Grand Slam singles results
- Australian Open: Q1 (1984)
- French Open: 1R (1984, 1985)
- Wimbledon: 1R (1983, 1984, 1985)
- US Open: Q2 (1983, 1985)

Other tournaments
- Olympic Games: 1R (1984)

Doubles
- Career record: 9–11

Grand Slam doubles results
- French Open: 1R (1984)
- Wimbledon: 1R (1983, 1984, 1985)

Grand Slam mixed doubles results
- Wimbledon: 2R (1984)

= Rina Einy =

British tennis player

Rina Lynette Einy (born 29 March 1965) is a British former professional tennis player and business executive. She's won 10 out of 14 of her matches. She retired when she was 19 to make up for her lack of education.

== Career ==
Rina started out by joining a tennis club when she was in school at India. She started to compete in local tournaments and eventually played junior national tournaments. She moved to the United Kingdom at 13 and represented the country at international junior tournaments. Among the tournaments she joined include the Wimbledon Championships, the French Open, the Aussie Open, the US Open and the Tournament of Champions.
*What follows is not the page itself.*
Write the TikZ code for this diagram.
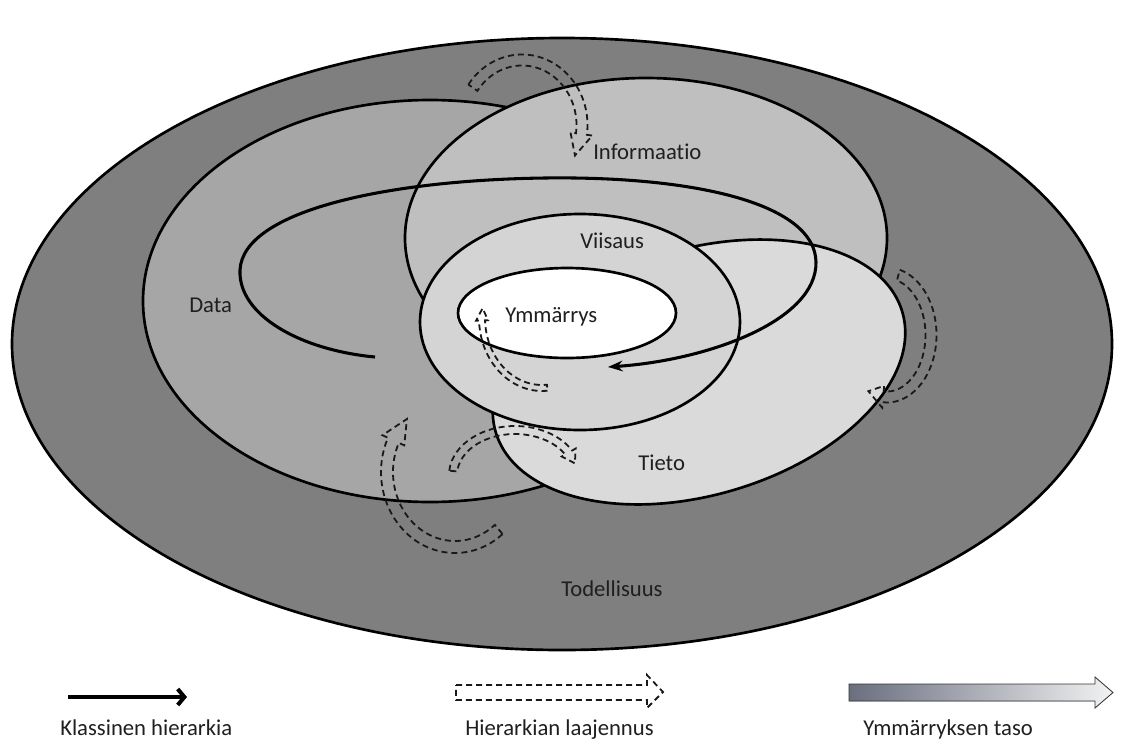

In 1984, when she was 19, Rina participated in the 1984 Olympics representing Great Britain. She lost in the first round of the competition by Raffaella Reggi-Concato. In the same year, she retired from professional tennis to pursue her education at the London School of Economics. After completing her undergraduate degree in Monetary Economics, she studied a graduate programme by JP Morgan & Co in New York before trading bonds and derivatives for the company in London.

She founded Culthread, an ethical outerwear lifestyle brand in 2018. She is also a Managing Director for Textyle International.

== Education ==
- BSc (Econ) in Monetary Economics, London School of Economics.
- Executive MBA, Cambridge Judge Business School.
- Doctorate in Business Administration (DBA), Warwick Business School, May 2025.